>> start Given records

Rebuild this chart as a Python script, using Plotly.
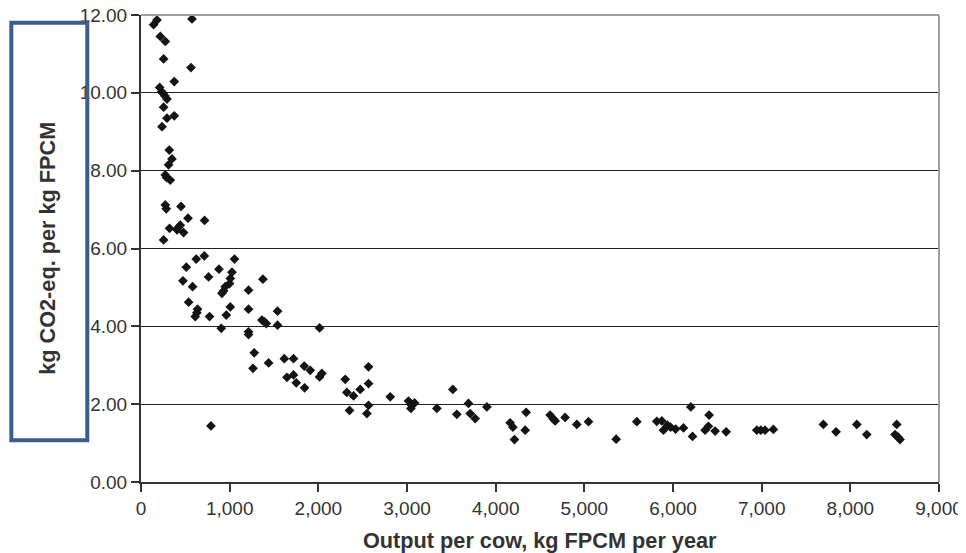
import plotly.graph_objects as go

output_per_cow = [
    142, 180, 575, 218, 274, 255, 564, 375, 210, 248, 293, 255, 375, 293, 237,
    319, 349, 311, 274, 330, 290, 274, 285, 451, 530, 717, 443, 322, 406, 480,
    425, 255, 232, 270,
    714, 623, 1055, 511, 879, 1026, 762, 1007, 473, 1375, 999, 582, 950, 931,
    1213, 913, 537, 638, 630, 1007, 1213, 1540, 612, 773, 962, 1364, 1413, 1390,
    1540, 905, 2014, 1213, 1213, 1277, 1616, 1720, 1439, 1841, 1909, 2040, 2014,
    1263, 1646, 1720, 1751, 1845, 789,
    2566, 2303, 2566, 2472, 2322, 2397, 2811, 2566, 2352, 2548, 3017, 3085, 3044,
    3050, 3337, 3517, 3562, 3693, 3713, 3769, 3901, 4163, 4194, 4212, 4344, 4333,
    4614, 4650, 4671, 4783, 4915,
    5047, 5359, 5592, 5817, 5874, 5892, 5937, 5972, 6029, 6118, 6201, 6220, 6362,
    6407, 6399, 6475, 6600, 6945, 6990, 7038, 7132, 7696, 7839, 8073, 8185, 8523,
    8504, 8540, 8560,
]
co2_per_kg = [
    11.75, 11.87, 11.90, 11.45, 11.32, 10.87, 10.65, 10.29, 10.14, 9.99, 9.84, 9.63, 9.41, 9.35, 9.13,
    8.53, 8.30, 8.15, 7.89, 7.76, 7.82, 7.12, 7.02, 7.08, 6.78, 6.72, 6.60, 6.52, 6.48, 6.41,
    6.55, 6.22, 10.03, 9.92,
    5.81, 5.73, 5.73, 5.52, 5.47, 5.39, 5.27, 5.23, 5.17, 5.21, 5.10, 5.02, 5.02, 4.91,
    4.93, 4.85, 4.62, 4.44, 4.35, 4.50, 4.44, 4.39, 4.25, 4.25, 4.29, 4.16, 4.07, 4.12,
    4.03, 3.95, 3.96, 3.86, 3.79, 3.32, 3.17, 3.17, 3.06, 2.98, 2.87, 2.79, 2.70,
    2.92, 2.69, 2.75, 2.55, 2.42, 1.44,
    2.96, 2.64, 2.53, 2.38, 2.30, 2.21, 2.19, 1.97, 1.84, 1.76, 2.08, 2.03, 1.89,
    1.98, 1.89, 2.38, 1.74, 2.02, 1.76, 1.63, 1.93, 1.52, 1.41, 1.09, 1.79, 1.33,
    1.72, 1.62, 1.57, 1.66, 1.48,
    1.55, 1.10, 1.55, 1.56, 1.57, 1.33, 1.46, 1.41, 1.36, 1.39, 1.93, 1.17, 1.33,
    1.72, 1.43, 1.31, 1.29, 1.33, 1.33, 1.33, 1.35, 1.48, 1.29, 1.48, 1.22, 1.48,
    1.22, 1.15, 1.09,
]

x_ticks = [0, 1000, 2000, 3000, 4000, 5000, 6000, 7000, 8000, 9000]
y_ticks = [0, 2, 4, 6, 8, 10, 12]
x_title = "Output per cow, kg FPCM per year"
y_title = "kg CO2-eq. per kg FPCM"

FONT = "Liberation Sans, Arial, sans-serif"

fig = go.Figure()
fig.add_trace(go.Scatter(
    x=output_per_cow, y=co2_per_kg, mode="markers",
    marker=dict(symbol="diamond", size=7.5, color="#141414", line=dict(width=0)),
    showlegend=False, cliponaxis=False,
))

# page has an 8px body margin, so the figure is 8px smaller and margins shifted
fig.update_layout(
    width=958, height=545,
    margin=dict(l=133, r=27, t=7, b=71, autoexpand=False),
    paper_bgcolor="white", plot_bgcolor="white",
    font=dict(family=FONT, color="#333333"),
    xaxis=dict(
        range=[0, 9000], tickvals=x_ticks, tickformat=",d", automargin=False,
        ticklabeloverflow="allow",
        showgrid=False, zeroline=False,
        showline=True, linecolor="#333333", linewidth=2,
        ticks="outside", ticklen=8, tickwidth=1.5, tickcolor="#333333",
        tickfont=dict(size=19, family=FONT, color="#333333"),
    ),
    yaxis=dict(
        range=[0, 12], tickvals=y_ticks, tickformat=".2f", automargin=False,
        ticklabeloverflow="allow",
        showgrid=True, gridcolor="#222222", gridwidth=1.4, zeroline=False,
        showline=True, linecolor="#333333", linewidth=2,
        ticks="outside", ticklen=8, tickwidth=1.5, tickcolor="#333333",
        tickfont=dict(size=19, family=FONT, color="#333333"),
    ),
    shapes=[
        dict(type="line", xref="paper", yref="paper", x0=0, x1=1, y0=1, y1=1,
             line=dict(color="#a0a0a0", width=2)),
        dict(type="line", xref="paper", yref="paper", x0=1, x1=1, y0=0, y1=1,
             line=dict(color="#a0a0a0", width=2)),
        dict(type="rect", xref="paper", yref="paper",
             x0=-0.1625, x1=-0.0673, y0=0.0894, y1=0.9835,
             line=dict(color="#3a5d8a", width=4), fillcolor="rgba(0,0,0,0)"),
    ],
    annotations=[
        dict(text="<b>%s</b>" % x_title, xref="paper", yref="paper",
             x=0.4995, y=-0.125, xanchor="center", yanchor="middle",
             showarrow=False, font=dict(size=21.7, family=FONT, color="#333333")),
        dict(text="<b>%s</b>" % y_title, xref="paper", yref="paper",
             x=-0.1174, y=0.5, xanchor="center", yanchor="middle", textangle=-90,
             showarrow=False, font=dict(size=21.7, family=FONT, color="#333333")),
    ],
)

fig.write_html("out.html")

>> end Given records
>> start Given records

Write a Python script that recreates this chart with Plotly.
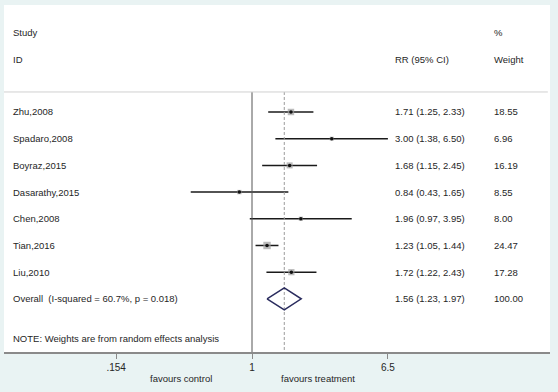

>> end Given records
>> start Given records

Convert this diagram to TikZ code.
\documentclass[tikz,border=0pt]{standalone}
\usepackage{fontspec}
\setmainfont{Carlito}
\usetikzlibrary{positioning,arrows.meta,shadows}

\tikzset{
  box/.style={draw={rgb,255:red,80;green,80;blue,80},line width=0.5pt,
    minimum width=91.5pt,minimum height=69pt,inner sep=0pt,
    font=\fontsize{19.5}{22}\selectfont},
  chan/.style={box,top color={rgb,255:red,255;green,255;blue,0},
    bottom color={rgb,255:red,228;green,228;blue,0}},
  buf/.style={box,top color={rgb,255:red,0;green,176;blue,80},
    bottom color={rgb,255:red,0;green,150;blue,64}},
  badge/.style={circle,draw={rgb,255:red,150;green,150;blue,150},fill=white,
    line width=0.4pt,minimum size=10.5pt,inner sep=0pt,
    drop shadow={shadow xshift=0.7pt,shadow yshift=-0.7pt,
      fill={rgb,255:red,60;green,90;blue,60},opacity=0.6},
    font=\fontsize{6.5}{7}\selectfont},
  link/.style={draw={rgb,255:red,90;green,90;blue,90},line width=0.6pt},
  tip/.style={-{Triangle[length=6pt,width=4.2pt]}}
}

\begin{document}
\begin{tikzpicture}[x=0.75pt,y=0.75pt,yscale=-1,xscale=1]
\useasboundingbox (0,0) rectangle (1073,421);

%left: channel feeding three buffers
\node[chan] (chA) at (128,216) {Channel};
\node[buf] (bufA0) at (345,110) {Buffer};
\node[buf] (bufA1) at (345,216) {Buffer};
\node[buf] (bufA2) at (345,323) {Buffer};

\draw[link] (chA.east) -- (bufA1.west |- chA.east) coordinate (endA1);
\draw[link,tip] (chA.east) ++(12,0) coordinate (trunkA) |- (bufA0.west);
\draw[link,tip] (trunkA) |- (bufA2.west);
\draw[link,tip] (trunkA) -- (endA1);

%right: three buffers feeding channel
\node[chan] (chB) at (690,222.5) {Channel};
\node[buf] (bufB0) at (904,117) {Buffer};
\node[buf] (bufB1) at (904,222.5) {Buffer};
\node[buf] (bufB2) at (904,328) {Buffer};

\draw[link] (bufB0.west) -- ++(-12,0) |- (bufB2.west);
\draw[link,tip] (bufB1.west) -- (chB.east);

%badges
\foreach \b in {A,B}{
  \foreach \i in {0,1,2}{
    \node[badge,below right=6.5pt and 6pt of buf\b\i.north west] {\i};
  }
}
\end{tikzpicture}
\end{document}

>> end Given records

[Short task]:
Transcribe only the lines from the line holding "Rebuild this chart" through the line holding "import plotly.graph_objects as go", inclusive, without any of the pictures.

[Solution to the exercise]:
Rebuild this chart as a Python script, using Plotly.
import plotly.graph_objects as go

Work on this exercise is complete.